The shrinking decline may be partly the result of positive economic indicators. Job growth in 2014 averaged 246,000 positions a month, compared with 194,000 the year before, federal Bureau of Labor Statistics Commissioner Erica Groshan reported this month.

ABA GRAPHIC IMAGEThe jobless rate at year-end was 5.6 percent, the lowest since 2007, and Groshan said almost half the decline was among long-term unemployed.

Enrollment numbers across the board were bolstered by growth in the first-year class at 69 law schools as well as the provisional accreditation of another law school since the previous year’s figures were compiled. That school, at Lincoln Memorial University in Knoxville, Tennessee, reported first-year enrollment of 25 students.

Total JD enrollment, meanwhile, dropped 6.9 percent compared with the previous year’s decline of 7.4 percent.
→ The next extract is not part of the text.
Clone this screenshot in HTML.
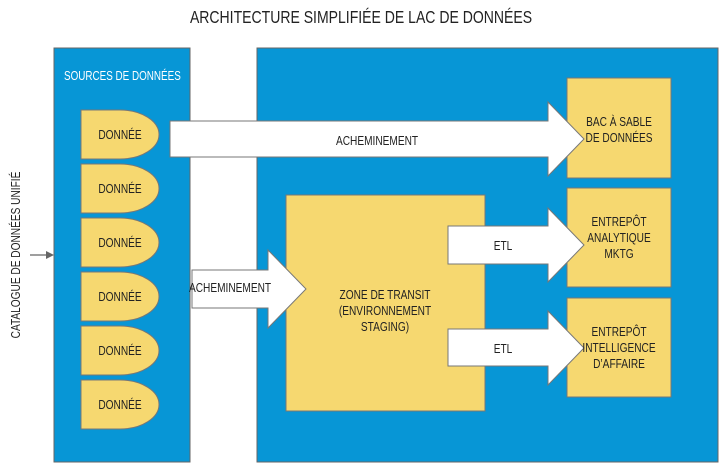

Still, total enrollment of 119,775 was the lowest since 1987, when the U.S. had 175 ABA-approved law schools, and amounted to an 18 percent drop from the 2010 high, the ABA said.

That reflects declines in first-year enrollment at almost two-thirds of U.S. law schools, the ABA said. The numbers at 64 law schools dropped by more than 10 percent, and enrollment at 25 schools fell more than 20 percent, fueling discussions at the law school association’s annual conference and prompting its theme of “Legal Education at the Crossroads.”

“The urgency and the anxiety level is driven by the predicament our law schools are facing: declining enrollments, high cost and high level of student debt, challenges to employment opportunities and a great amount of negative publicity about law schools,” Dan Rodriguez, the dean of Northwestern University School of Law and the 2014 president of the law school association, said in an interview published in the conference newsletter.

“This is a world we have never been in before,” he said. “This has generated more pressure on us, which I think we should embrace in the sense that we have the chance to move in some important new directions.”